Your instructions
Filter the data below for the string "that" and copy each matching line.
— start of Data lines —
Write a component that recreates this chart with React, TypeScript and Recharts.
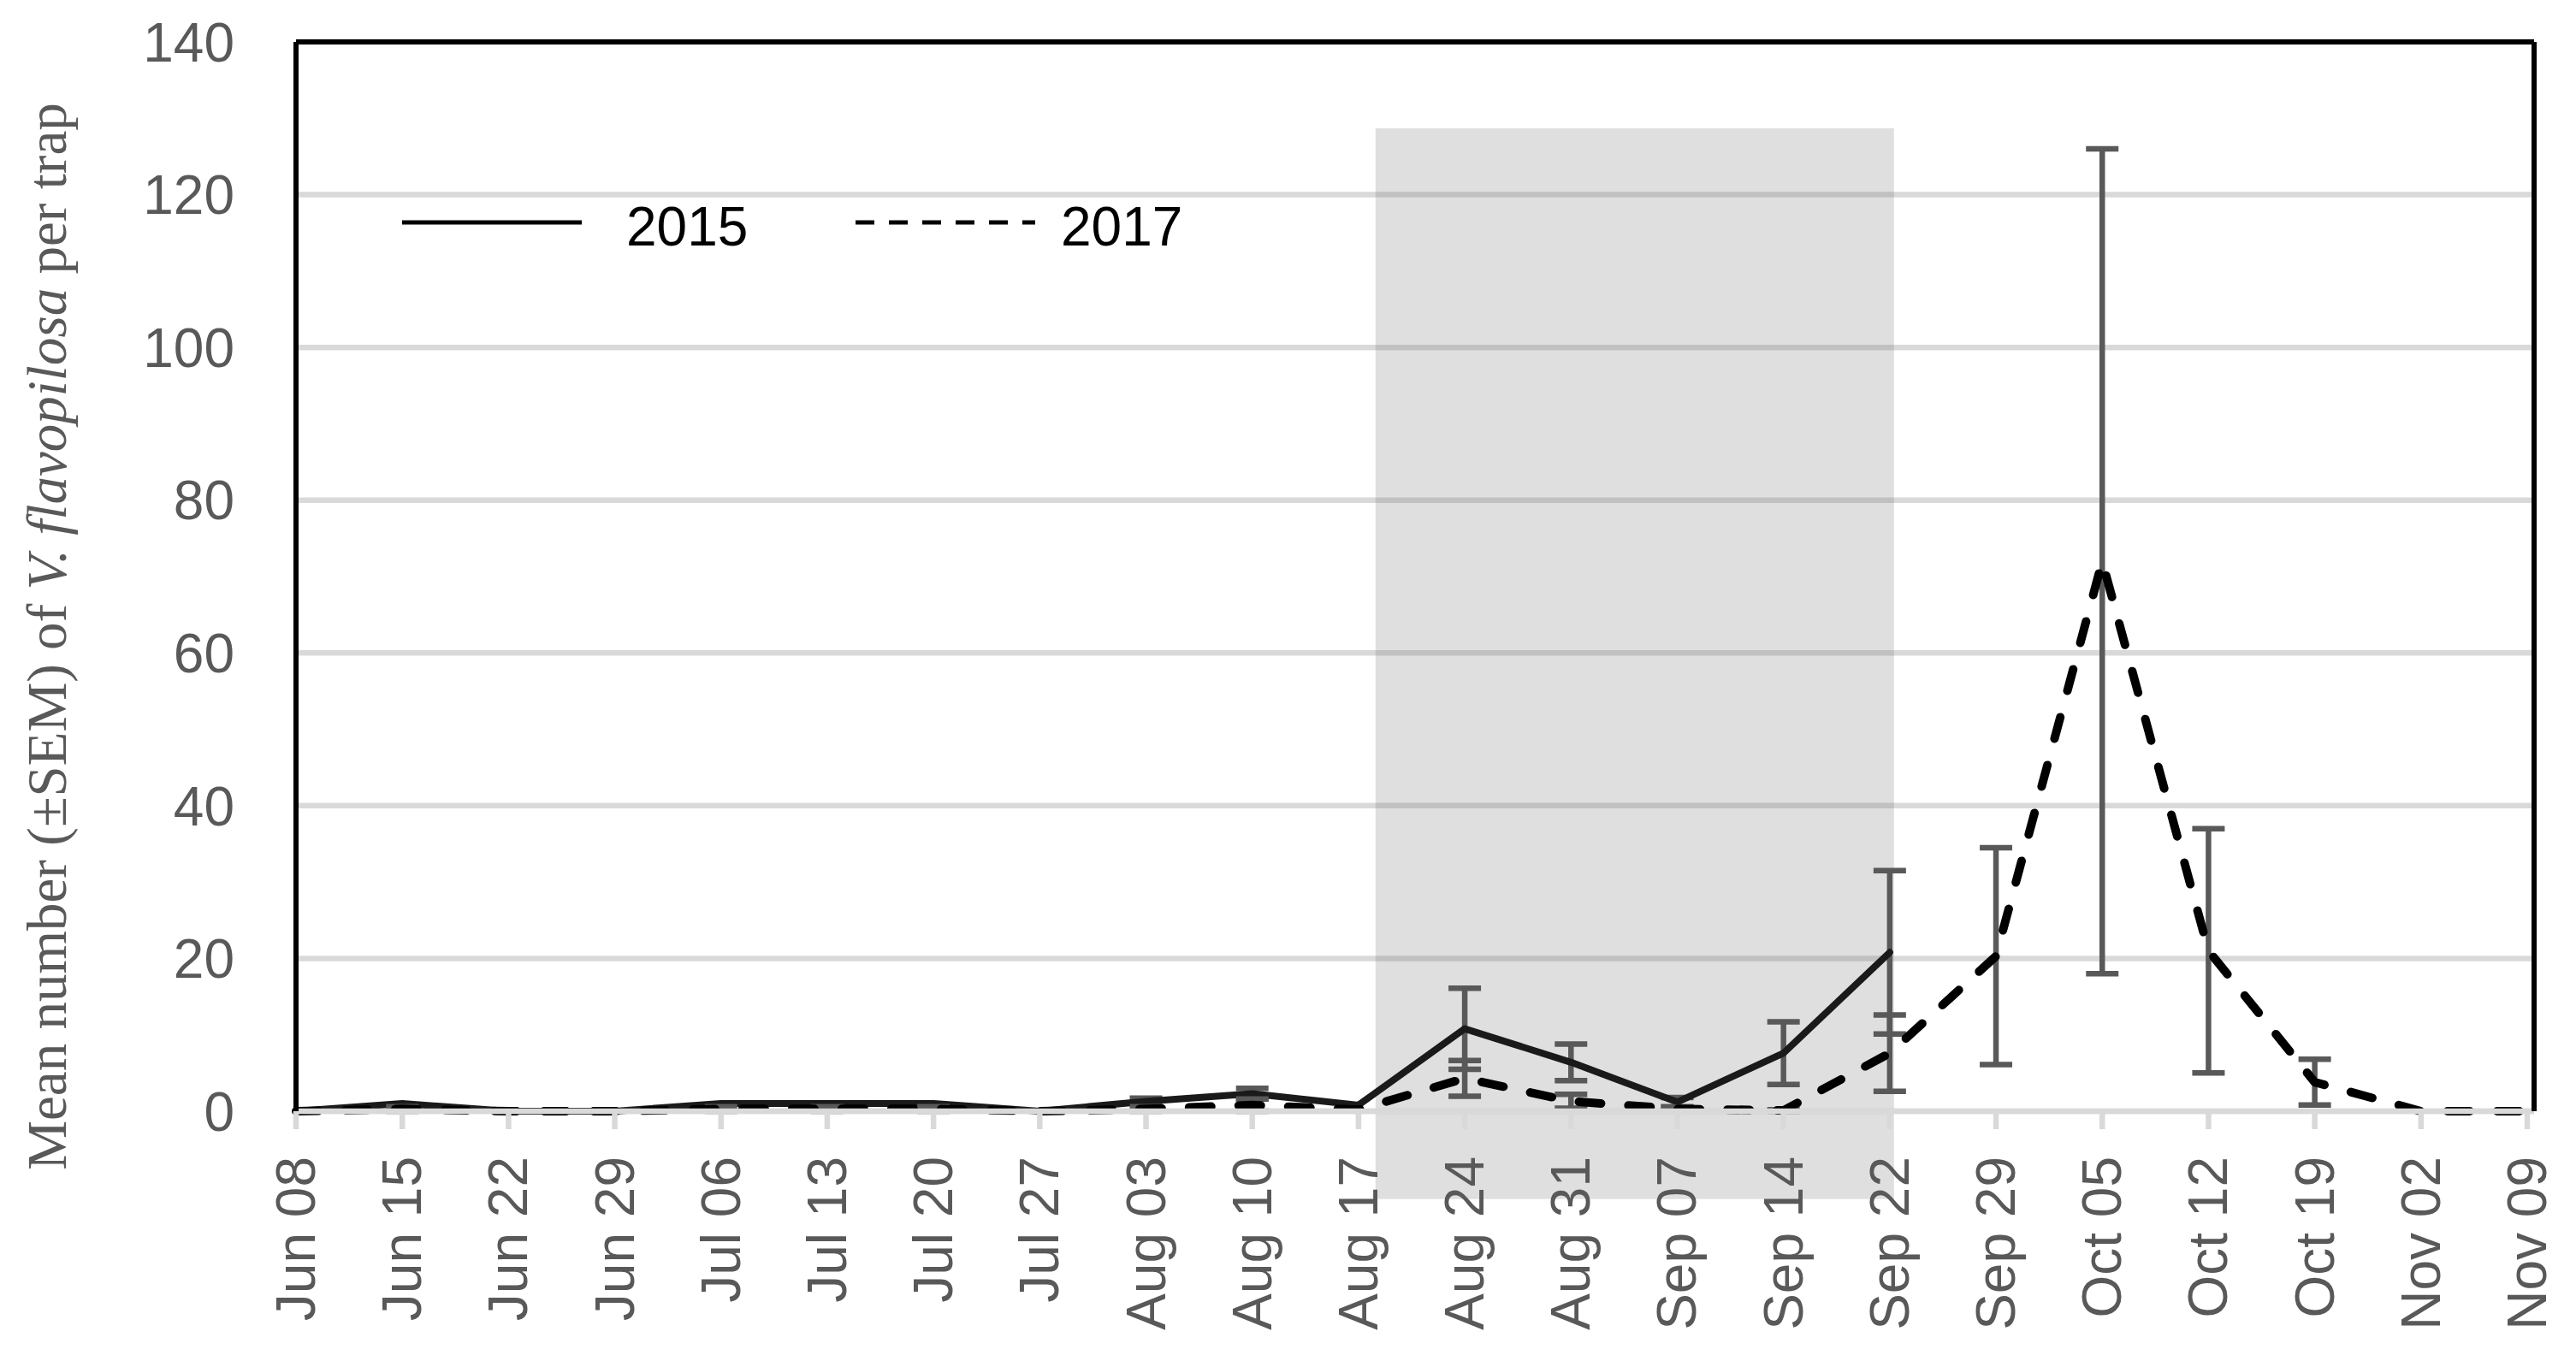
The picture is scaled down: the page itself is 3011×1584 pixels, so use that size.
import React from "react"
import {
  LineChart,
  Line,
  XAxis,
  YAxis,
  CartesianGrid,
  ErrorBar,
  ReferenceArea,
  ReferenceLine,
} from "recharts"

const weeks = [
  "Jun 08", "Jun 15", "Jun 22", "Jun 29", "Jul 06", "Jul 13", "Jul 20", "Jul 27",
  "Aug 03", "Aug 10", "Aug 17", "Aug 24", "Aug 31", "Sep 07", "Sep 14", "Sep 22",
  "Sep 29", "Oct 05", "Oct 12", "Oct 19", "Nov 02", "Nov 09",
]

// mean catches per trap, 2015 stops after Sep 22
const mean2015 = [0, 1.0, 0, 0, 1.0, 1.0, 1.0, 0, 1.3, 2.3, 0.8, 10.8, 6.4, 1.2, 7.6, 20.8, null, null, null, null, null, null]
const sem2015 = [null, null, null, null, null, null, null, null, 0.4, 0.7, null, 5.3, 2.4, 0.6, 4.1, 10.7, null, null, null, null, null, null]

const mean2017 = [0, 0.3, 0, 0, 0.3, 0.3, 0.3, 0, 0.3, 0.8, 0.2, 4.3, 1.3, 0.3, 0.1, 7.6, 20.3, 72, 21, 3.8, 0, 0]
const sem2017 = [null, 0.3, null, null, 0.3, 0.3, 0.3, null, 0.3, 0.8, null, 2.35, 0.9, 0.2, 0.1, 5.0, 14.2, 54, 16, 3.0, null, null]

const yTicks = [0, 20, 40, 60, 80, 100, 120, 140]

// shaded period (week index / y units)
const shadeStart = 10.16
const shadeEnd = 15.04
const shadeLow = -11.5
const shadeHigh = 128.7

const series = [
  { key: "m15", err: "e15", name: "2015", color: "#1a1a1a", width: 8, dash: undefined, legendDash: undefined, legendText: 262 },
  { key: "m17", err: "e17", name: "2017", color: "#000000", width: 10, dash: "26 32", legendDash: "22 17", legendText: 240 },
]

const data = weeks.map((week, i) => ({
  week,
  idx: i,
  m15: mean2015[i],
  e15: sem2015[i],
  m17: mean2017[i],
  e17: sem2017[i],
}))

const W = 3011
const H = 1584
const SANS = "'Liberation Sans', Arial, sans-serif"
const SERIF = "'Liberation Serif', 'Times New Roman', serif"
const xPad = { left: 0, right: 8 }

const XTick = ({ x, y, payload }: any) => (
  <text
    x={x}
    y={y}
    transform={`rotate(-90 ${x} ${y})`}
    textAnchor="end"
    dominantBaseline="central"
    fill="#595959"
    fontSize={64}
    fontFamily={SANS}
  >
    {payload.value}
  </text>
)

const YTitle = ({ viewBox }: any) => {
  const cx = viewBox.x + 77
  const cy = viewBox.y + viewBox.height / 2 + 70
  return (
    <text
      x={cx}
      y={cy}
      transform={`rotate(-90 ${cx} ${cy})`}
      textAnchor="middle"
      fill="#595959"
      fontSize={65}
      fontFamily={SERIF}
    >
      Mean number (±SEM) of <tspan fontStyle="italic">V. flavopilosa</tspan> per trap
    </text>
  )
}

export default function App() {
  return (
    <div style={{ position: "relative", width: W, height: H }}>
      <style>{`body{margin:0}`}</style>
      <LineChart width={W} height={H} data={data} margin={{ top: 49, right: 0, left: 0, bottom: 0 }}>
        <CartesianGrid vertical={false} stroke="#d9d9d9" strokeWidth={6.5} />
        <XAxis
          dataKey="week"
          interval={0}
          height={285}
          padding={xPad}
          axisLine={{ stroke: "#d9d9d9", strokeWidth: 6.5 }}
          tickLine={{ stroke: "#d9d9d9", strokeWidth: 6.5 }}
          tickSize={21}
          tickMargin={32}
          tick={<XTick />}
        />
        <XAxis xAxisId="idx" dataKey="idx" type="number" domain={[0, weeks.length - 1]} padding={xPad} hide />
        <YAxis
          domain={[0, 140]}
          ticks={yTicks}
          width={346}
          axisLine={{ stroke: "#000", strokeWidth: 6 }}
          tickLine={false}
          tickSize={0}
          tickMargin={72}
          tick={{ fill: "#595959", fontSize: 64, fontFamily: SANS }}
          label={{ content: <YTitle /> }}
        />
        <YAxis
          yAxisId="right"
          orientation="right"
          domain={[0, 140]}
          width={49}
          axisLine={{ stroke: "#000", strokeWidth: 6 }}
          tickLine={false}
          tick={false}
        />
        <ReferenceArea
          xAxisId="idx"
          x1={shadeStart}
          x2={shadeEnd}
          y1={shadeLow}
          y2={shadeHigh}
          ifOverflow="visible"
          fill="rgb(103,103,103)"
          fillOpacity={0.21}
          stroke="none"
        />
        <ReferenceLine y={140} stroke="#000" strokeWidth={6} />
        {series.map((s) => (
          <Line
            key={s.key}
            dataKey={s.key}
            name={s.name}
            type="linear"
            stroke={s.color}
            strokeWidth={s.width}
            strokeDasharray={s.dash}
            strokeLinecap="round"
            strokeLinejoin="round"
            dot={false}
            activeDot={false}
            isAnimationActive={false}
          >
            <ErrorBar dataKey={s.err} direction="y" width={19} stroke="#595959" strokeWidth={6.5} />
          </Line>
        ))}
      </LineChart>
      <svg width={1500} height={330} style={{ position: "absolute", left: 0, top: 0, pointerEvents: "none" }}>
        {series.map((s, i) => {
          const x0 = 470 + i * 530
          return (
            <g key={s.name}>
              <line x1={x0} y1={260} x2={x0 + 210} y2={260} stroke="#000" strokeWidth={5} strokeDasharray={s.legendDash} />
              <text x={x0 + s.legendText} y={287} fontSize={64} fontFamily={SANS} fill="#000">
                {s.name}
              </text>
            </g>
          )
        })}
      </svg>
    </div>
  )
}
— end of Data lines —
Task output
Write a component that recreates this chart with React, TypeScript and Recharts.
The picture is scaled down: the page itself is 3011×1584 pixels, so use that size.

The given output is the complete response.